Regulatory Reform Works in Florida—It Can Work in Washington, Too
- BY FGA
Florida does things differently. For one thing, Florida doesn’t allow unelected bureaucrats to spend millions of taxpayer dollars without the legislature having a say.
In 2010, Florida passed a version of the REINS Act—which stands for Regulations from the Executive in Need of Scrutiny—a simple measure that requires legislative approval for rules that adversely affect the economy or could increase regulatory costs by at least $1 million over five years.
This policy has helped bring much of the prosperity the Sunshine State currently enjoys through a pretty simple formula: Less government equals more prosperity. It has helped combat red tape by slowing down the number of new rules established by state agencies, and it has also been a big part of the state shaking off burdensome regulations.
For example, in Florida, the commissioner of agriculture is an elected state official not under the policy direction of the governor. In 2021, then-commissioner Nikki Fried attempted to initiate a statewide ban on Styrofoam. The Styrofoam ban worked its way through Florida’s rulemaking process and would have cost more than $1 million over five years, triggering Florida’s legislative approval requirement. The legislature opted not to approve the rule, and the Styrofoam ban—and its high costs for Florida taxpayers—was defeated.
In other states and at the federal level without REINS, this million-dollar rule change would have been implemented unopposed. It would’ve cost taxpayers, and they would’ve had no say whatsoever. REINS ensures there are no costly regulations without representation.
With record inflation, historic national debt, and a crushing regulatory environment, America can’t afford not to put in place a similar policy at the national level.
Just as in Florida, this law would require Congress to approve any rule originating from an agency that is estimated to cost more than a specific amount, in this case, $100 million.
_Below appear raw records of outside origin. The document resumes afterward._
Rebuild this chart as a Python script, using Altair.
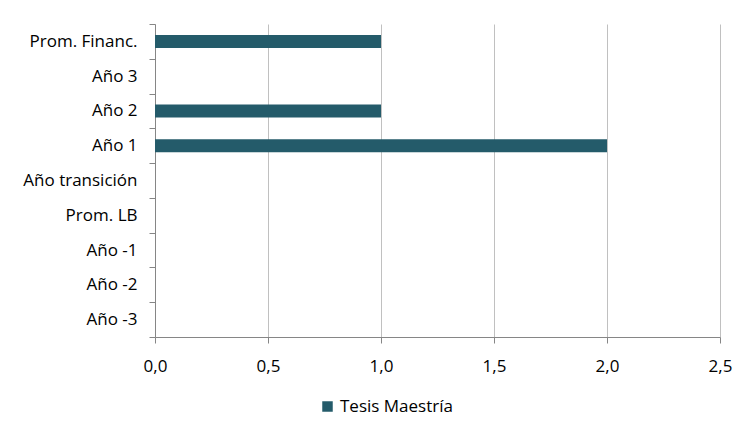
import altair as alt
import pandas as pd

categories = ["Prom. Financ.", "Año 3", "Año 2", "Año 1", "Año transición",
              "Prom. LB", "Año -1", "Año -2", "Año -3"]
values = [1, 0, 1, 2, 0, 0, 0, 0, 0]
series = ["Tesis Maestría"] * len(categories)
x_ticks = [0, 0.5, 1.0, 1.5, 2.0, 2.5]

df = pd.DataFrame({"cat": categories, "val": values, "serie": series})

FONT = "Open Sans"
FS = 17

chart = alt.Chart(df).mark_bar(height=13).encode(
    y=alt.Y("cat:N", sort=categories, title=None,
            scale=alt.Scale(paddingInner=0, paddingOuter=0),
            axis=alt.Axis(tickBand="extent", tickSize=6, tickColor="#868686",
                          domainColor="#868686", labelPadding=12,
                          labelFontSize=FS, labelFont=FONT, labelColor="#000000",
                          grid=False)),
    x=alt.X("val:Q", title=None,
            scale=alt.Scale(domain=[0, 2.5], nice=False),
            axis=alt.Axis(values=x_ticks, tickSize=6, tickColor="#868686",
                          domainColor="#868686", gridColor="#C0C0C0",
                          labelExpr="replace(format(datum.value, '.1f'), '.', ',')",
                          labelPadding=15, labelFontSize=FS, labelFont=FONT,
                          labelColor="#000000", labelFlush=False)),
    color=alt.Color("serie:N", scale=alt.Scale(range=["#245B6A"]),
                    legend=alt.Legend(title=None, orient="none", legendX=164, legendY=374,
                                      symbolType="square", symbolSize=110,
                                      symbolStrokeWidth=0, labelFontSize=FS,
                                      labelFont=FONT, labelColor="#000000",
                                      symbolOpacity=1)),
).properties(
    width=565, height=313,
    autosize=alt.AutoSizeParams(type="none"),
    padding={"left": 147, "top": 16, "right": 20, "bottom": 80},
).configure_view(stroke=None)

chart.save("out.html", embed_options={"renderer": "svg", "actions": False})
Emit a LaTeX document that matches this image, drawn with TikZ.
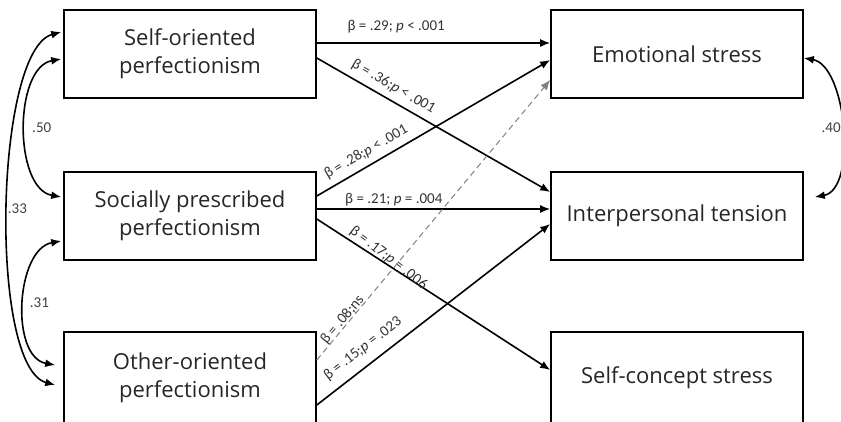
\documentclass[tikz,border=0pt]{standalone}
\usepackage{fontspec}
\setmainfont{Open Sans}
\newfontfamily\coeffont{Carlito}
\usetikzlibrary{arrows.meta}

\begin{document}
\begin{tikzpicture}[x=1pt,y=1pt,
    var/.style={draw,line width=1.6pt,minimum width=252pt,minimum height=88pt,
      align=center,text=black!85,font=\fontsize{22}{28}\selectfont},
    eff/.style={line width=1.6pt,-{Latex[length=10pt,width=8pt]}},
    nseff/.style={line width=1pt,gray,dash pattern=on 6pt off 4pt,-{Latex[length=10pt,width=8pt]}},
    cov/.style={line width=1.6pt,{Latex[length=10pt,width=8pt]}-{Latex[length=10pt,width=8pt]}},
    coef/.style={font=\coeffont\fontsize{15}{17}\selectfont,text=black!80,sloped,inner sep=1pt},
    corr/.style={font=\coeffont\fontsize{15}{17}\selectfont,text=black!75,inner sep=1pt}]
  \useasboundingbox (0,0) rectangle (841,-421);

  % predictors
  \node [var] (sop) at (190,-54) {Self-oriented\\perfectionism};
  \node [var] (spp) at (190,-216) {Socially prescribed\\perfectionism};
  \node [var,minimum height=92pt] (oop) at (190,-378) {Other-oriented\\perfectionism};

  % outcomes
  \node [var] (emo) at (677,-54) {Emotional stress};
  \node [var] (int) at (677,-216) {Interpersonal tension};
  \node [var,minimum height=92pt] (scs) at (677,-378) {Self-concept stress};

  % paths
  \draw [eff] ([yshift=11pt]sop.east) -- node[coef,above=8pt,pos=.34] {β = .29; \textit{p} < .001} ([yshift=11pt]emo.west);
  \draw [eff] ([yshift=-4pt]sop.east) -- node[coef,above=5pt,pos=.30] {β = .36;\textit{p} < .001} ([yshift=24pt]int.west);
  \draw [eff] ([yshift=20pt]spp.east) -- node[coef,above=5pt,pos=.24] {β = .28;\textit{p} < .001} ([yshift=-6pt]emo.west);
  \draw [eff] ([yshift=7pt]spp.east) -- node[coef,above=1pt,pos=.33] {β = .21; \textit{p} = .004} ([yshift=7pt]int.west);
  \draw [eff] ([yshift=-3pt]spp.east) -- node[coef,above=-2pt,pos=.29,rotate=-5] {β = .17;\textit{p} = .006} ([yshift=8pt]scs.west);
  \draw [nseff] ([yshift=18pt]oop.east) -- node[coef,above=-2pt,pos=.13] {β = .08;ns} ([yshift=-26pt]emo.west);
  \draw [eff] ([yshift=-27pt]oop.east) -- node[coef,above=8pt,pos=.24] {β = .15;\textit{p} = .023} ([yshift=-8pt]int.west);

  % correlations
  \draw [cov] ([xshift=-2pt,yshift=-5pt]sop.west) to[out=190,in=170,looseness=.9] node[corr,right=5pt] {.50} ([xshift=-2pt,yshift=19pt]spp.west);
  \draw [cov] ([xshift=-2pt,yshift=22pt]sop.west) to[out=195,in=165,looseness=.5] node[corr,right=-2pt] {.33} ([xshift=-8pt,yshift=-7pt]oop.west);
  \draw [cov] ([xshift=-2pt,yshift=-25pt]spp.west) to[out=190,in=170,looseness=.95] node[corr,right=4pt] {.31} ([xshift=-8pt,yshift=13pt]oop.west);
  \draw [cov] ([yshift=-4pt]emo.east) to[out=-10,in=10,looseness=.8] node[corr,left=-1pt] {.40} ([xshift=11pt,yshift=19pt]int.east);
\end{tikzpicture}
\end{document}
A quick look at the current regulatory environment of the Biden administration is all it takes to see how desperately we need this in Washington. In his first year in office, President Biden issued more regulations than any other president in modern American history. These rules added $200 billion in regulatory costs in just one year. Rule upon expensive rule grows the size and expenditures of the federal government and crushes job creators and businesses. Ultimately, it’s the American taxpayer who foots the bill when massive government spending makes the economy sluggish and causes inflation to skyrocket.
That’s why Florida’s model for protecting taxpayers is so essential on a national level. It’s working in the Sunshine State—it can work in Washington, and by extension, the entire nation, too.
Congress was elected to make important decisions of policy on behalf of the voters who elect them—but when federal agencies make unilateral and wildly expensive decisions with no accountability, it’s the average American who loses.
This reform is wildly popular because it makes sense. Nearly seven in 10 likely voters support requiring bureaucratic agencies to gain legislative approval for new rules that will cost $100 million or more. And this type of legislation is not partisan—even majorities of Democrats (59 percent) and Independents (65 percent) support it.
In Florida, the people govern—in the most complete sense. Unelected bureaucrats don’t get to write blank checks using taxpayer dollars. Instead, executive oversight measures ensure that Floridians—from St. Augustine to Miami and everywhere in between—are truly represented when it comes to high-cost rules.
The rest of America deserves the same. It’s time to take this policy—which has been proven to work exceptionally well in Florida—and extend it to the rest of the nation. It’s time to rein in spending and executive overreach on a national level.